HOW IT WORKS

Country structure
With any multi-country portfolio, country selection and weighting have the largest effect on the risk and return experience of our strategy. Our research into emerging countries has resulted in some important observations.

Diversification is paramount—the more countries the better.
Individually, emerging markets can be volatile, but they also exhibit relatively low correlations among each other and developed markets. Due to its tendency to move relatively independently, a portfolio structure of balanced exposure to a broad array of emerging market countries can substantially reduce volatility compared to that found in individual countries or more traditionally concentrated active strategies.

In trying to include as many opportunities as prudent, our investable universe starts with countries defined as "emerging" by a major index provider and / or countries with per-capita gross national incomes of less than US$9,000. Countries must meet criteria such as breadth of market, liquidity and accessibility to foreign investors.

Equal country weighting among tiers is the best starting point.
We believe in treating each country as a separate and unique opportunity, and thus starting from a position of equal country weights, is better than saluting the distortions of relative capitalization across these markets.

We distribute approximately 40 countries among four tiers based primarily upon capitalization size and liquidity—though this process can be modified due to specific country issues. Target weights for the countries are equally weighted within each tier. Employing this structure allows us to capture the potential of asset class (and particularly the smaller markets) in a diversified manner.

Rebalancing adds return while reducing risk.
Markets will, over time, move the portfolio away from its targeted positioning. If left unattended, assets will concentrate in the best performing markets, leaving the investor overweighted in areas of recent strength. Our rebalancing efforts are primarily aimed at avoiding this concentration. What's more, our research has shown a disciplined strategy of reducing allocations after periods of substantial appreciation has both a return-enhancing and risk-reducing effect. This rebalancing strategy is implemented by evaluating the portfolio and trimming countries back to target if they deviate in excess of 50% of their target weight. We expect total turnover to be approximately 20-30% annually.

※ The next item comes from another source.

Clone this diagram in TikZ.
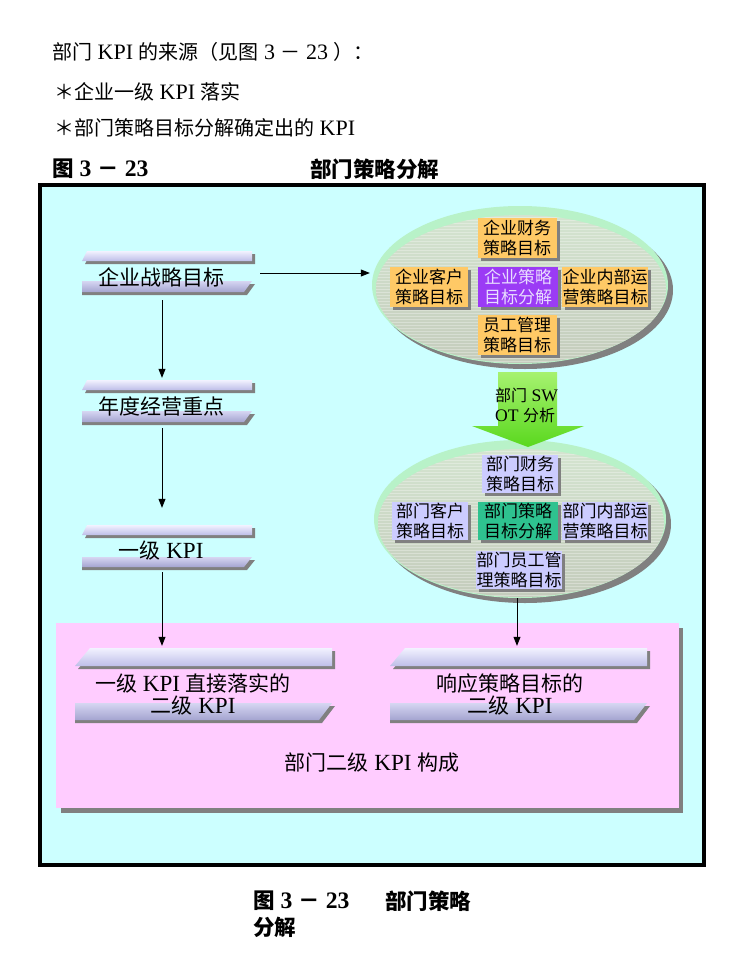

Sector and Security Structure
As emerging market countries mature, the economy often broadens, driving the growth of the key underlying sectors. Natural-resource wealth and cheap labor may be translated into a growing industrial base which in turn can drive demand for sectors like utilities and financials. As the population becomes wealthier, the consumer sector grows. Due to such distortions as the timetable of privatizations, capitalization-weighted indexes often under-represent the true economic potential of all the sectors of an economy. Recognizing this, our portfolio categorizes each country's stocks into five aggregate sector groups: Consumer, Financial, Resource-Based, Industrial and Utility. The portfolio's exposure to each sector is targeted to roughly equivalent levels but constrained to be at least 75% of that sector's capitalization weight within the benchmark's country index. This allows allocation to many sectors that are under-represented on a cap-weighted basis while minimizing severe underweights of sectors that dominate their index. Within each sector, stocks are selected and generally weighted by their capitalization. This avoids excess concentration and enhances diversification.